Крайне грустное впечатление произвел на меня «Фауст» в театре Музыкальной Драмы.
В своих попытках дать на сцене правду жизни театр настойчиво забирается в непролазные
дебри лжи и умерщвляет живые произведения. Оперу, в которой все по-оперному
условно: музыка, окургуженный гетевский сюжет, либретто, оперу, которая ни малейшим
образом не соответствует реальной действительности — театр с варварской жестокостью
втиснул в узилище самого здорового и трезвого реализма. Но так как никакими
силами, человеческими и даже божескими, нельзя сделать трезво реальным Мефистофеля,
Брокен и ведьм, призрак Маргариты и превращение Фауста — то получилась унылейшая
мешанина, призрак с паспортом, прописанным в таком-то участке Адмиралтейской
части. То, что есть в опере романтического и душевного, доселе трогающего наивные
сердца и удерживающего «Фауста» в репертуаре всех стран, — погибло бесследно
под наплывом телесности и вещественности: ни искры поэзии, ни намека на волнующую
любовь и печаль.
Зачем на Маргарите такой уродливый колпак? Быть может, исторически колпак и
доказуем, но при чем здесь история... Маргарита и история! Почему Валентин давно
не брит и так же очень некрасив? Почему заставили его умирать на дому — и бедный
артист должен из-за кулис выкликать его предсмертные слова? Зачем в сцене проклятия
Мефистофель поет откуда-то с галереи, и весь зал закатывает глаза, разыскивая
его вверху, как неприятельский аэроплан? А Брокен сделан маленький и острощербатый,
как гнилой зуб, и неприятно смотреть на полуголых ведьм, которые осторожно выгибаются
и принимают балетные позы — с риском свалиться на пол и ушибиться. Это не цирк.

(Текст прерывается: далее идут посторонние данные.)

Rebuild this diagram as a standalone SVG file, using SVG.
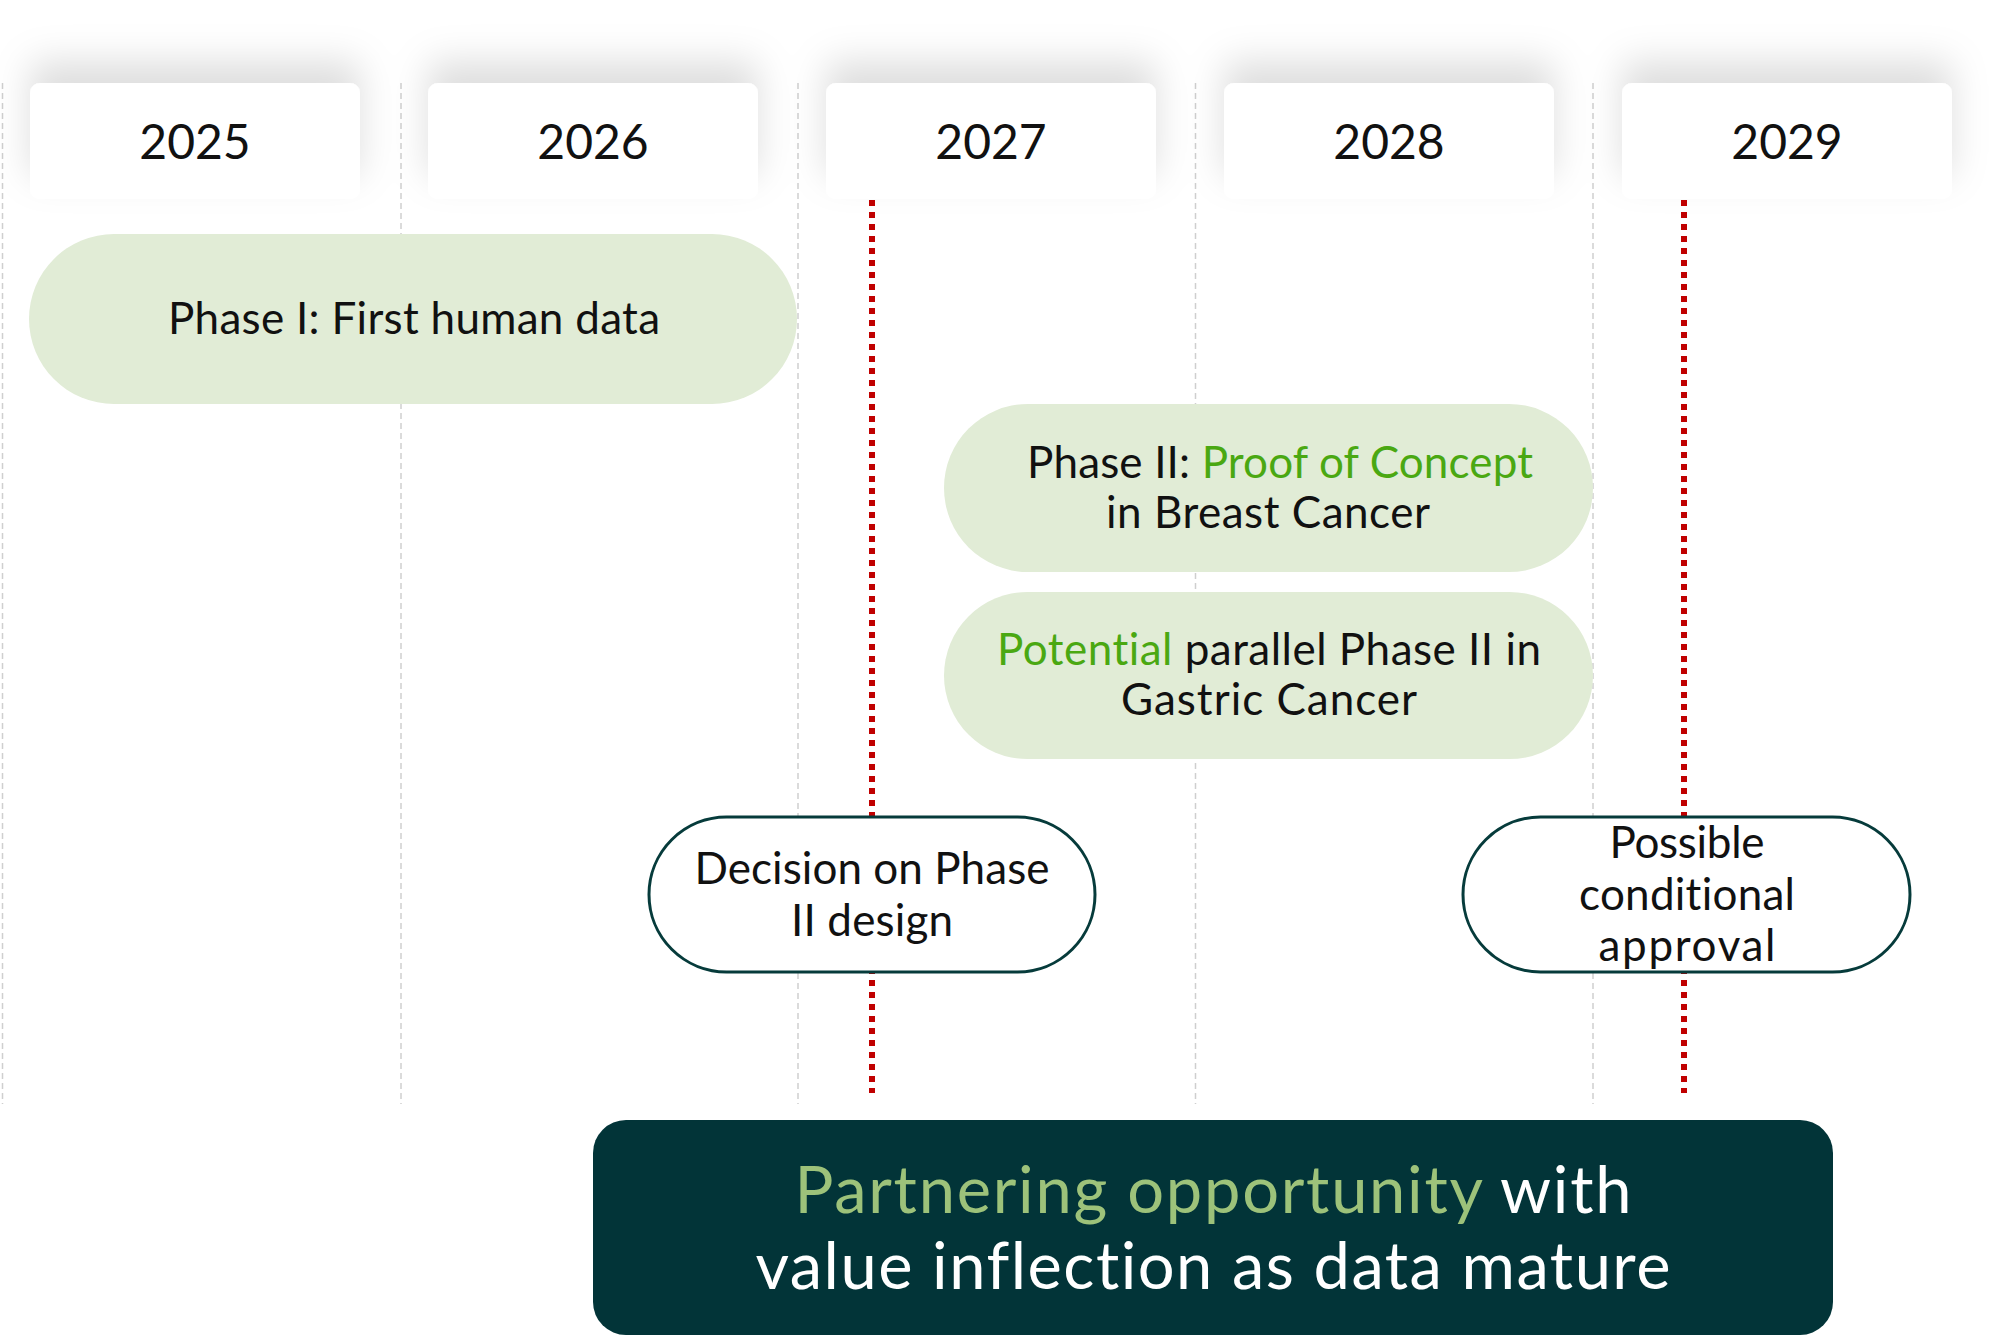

Всё обездушено, огрублено, принижено, местами точно измазано сажей, чтобы противней
было. Недаром какой-то журналист усмотрел в этом «Фаусте» критику на немецкие
зверства. Мечтательный и нежный вальс, под звуки которого встречаются Фауст
и Маргарита и вспыхивает первая чистая любовь, вальс, который вспоминается ею
в тюрьме, — волей театра огрублен до степени кабацкого пляса. Музыка что-то
урчит, валятся табуреты, столы, и пьяные ландскнехты, танцующие женщины безобразно
откидывают ноги. Скучно, ибо ложь: ведь сквозь душу Маргариты проходит вальс,
и нужно дать то, что видела она, что грезилось ей, а не то, что было «в действительности»,
хотя бы действительность эта была удостоверена самым беспристрастным полицейским
протоколом.
Декорации незначительны, порою излишне слащавы, порой грубоваты и плоски в
своем дешевом реализме: Вальц в Большом Московском театре 20 лет тому назад
писал не хуже. Апофеоз, где крупные ангелы, окрашенные спектром, как известные
пасхальные выпуклые картинки, влекут на небо Маргариту, — мог бы своей роскошью
умилить самоеда и даже обратить его в христианство, но для художественного театра
просто неприличен. Но всего не перечислить. Главное же то, что нет правды и
не будет, пока театр не перестанет насильничать над живыми формами произведений
и не подчинит себя их художественной воле вместо того, чтобы им навязывать свою.
Нельзя насильственно обращать ни в реализм, ни в символизм, ни во всякие другие
веры.
Обидно за молодой, талантливый и энергичный театр, который, встав на неверный
путь, так бесплодно расточает свои силы.
Источник. Андреев Л. Повести и рассказы в 2-х
томах. – М.: Худож. лит., 1971.
Комментарий. Впервые — в газете «День», 1914, № 296, 31 октября.
В редакционном примечании выражалась солидарность с Андреевым. Упоминая
ранее напечатанную хвалебную рецензию В. Коломийцева на премьеру оперы Шарля
Гуно «Фауст» в Музыкальной драме 16 октября 1914 г. (День, 1914, № 281, 19 октября),
редакция признала, что рецензент «позолотил пилюлю».